REDDING — Joel Barlow boys soccer coach Paul Winstanley knows the path to success on the field.
Possession, possession, possession. Contrary to a more direct style of play, the philosophy is taught by the Easton and Redding’s players starting out at a very young age, with Winstanley highly involved. By the time they get to high school, it’s practically ingrained.
“I think that’s the difference between our program and most others,” Winstanley said. “We start our kids at U9 doing possession exercises; most of the coaches in this country would say, just let them play and work on the technique. We’re going to get positive results against teams that have better athletes than we do, that’s only because we understand the game’s tactics a little more.”
Along with a host of other factors, that’s one of the key reason why the Falcons have remained so strong. Barlow has been a model of consistency in the SWC, reaching the conference final in eight of the last 13 seasons. The club didn’t qualify for the tournament last year, though, before getting hot in the state tournament.
A double-overtime loss in the state championship game is about as disappointing a way for a season to end. That happened to Barlow in the Class L final last November to Hand.
“There was so much frustration after, it sat with me for a few months,” said Barlow midfielder Jack Warren. “It wasn’t an overnight thing and it went away. Coming into this season we put that behind us and we know we were good enough to get to the final.”
Nine months later, the response has surely been swift.
Barlow sports a 4-0 record nearly two weeks into this season; only the Falcons and Newtown (4-0) are perfect in the SWC. The Falcons have outscored lesser SWC opposition 20-1, the first step in returning to the top of the pile.
The schedule ramps up considerably soon, starting with a game next Tuesday at Bethel.
“We’re playing relatively well,” Winstanley said. “We’re working the system we like to work in with possession, we have a great defensive shape getting numbers behind the ball. We’ll know where we are Tuesday at Bethel, which is a tough place to play. I personally think Bethel has three of the top five players in the league.”
Warren, a junior, has formed a dynamic partnership in defensive midfield with freshman Max Baer, who was praised for stepping right into the lineup despite a lack of experience.
“He’s a real catch for us,” Winstanley said of Baer. “I haven’t had a freshman in my 20 years here who could step in that type of role.”
Experience lies in defense as seniors Grant LaGaipa and Anthony Rizzo and Grayson DiMiceli have been crucial to allowing just one goal so far.
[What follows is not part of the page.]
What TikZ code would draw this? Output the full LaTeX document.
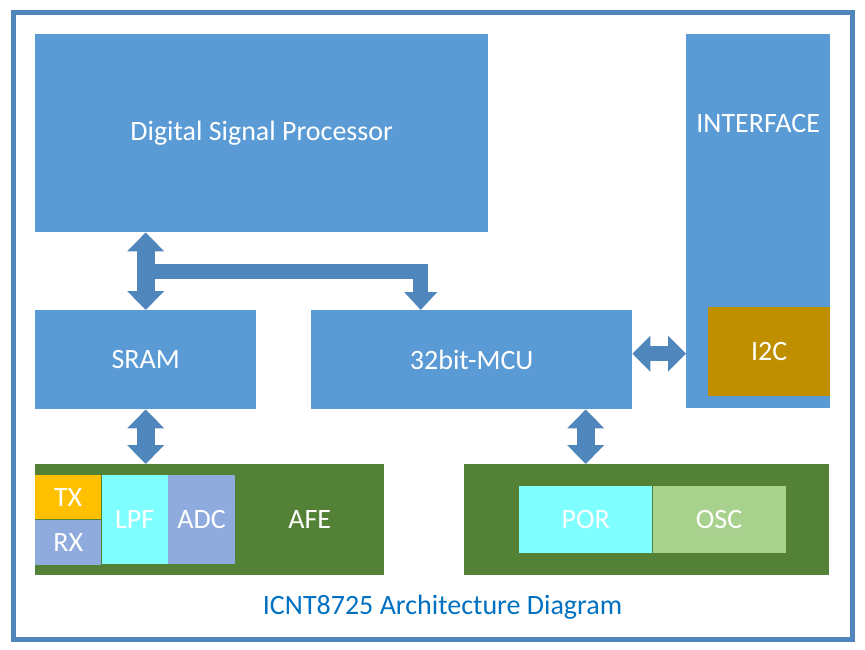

Senior goalie Jackson Stalowir is a top-quality goalie, too.
“We’ve been communicating with each other well,” LaGaipa said. “Our defensive midfielders have dropped in and held the gap between us and the midfield, which is important. We’ve had a strong shape.”
Forward Pablo Correa leads the front line for the Falcons, who have high hopes of earning hardware this season.
“The chemistry has got us going this year,” LaGaipa said. “We’re close and have been working hard all summer; we know know what were going to do (on the field) and work well as a team.”
MAN IN THE MIDDLE
Warren became the first sophomore under Winstanley to earn the captain’s armband, and his faith was immediately repaid. Warren went on to have an All-State season in midfield.
Warren has already produced seven goals in four games for the Falcons this season. Despite playing in a defensive role, Warren’s box-to-box style and excellence in the air has led to finding the back of the net.
“He’s been able to break some people down off the dribble and create chances,” Winstanley said. “He’s also dynamic in the air, he gets up well. “He’s worked hard on his free kicks; he’s a very complete player.”
Also a standout student in the classroom with a passion for engineering, Warren began playing for Winstanley — who described Warren as the perfect Ivy League candidate — at the youth level prior to middle school.
“It was a big honor to make an All-State team as a sophomore,” Warren said. “I feel like I can improve; it’s a big confidence boost for me.”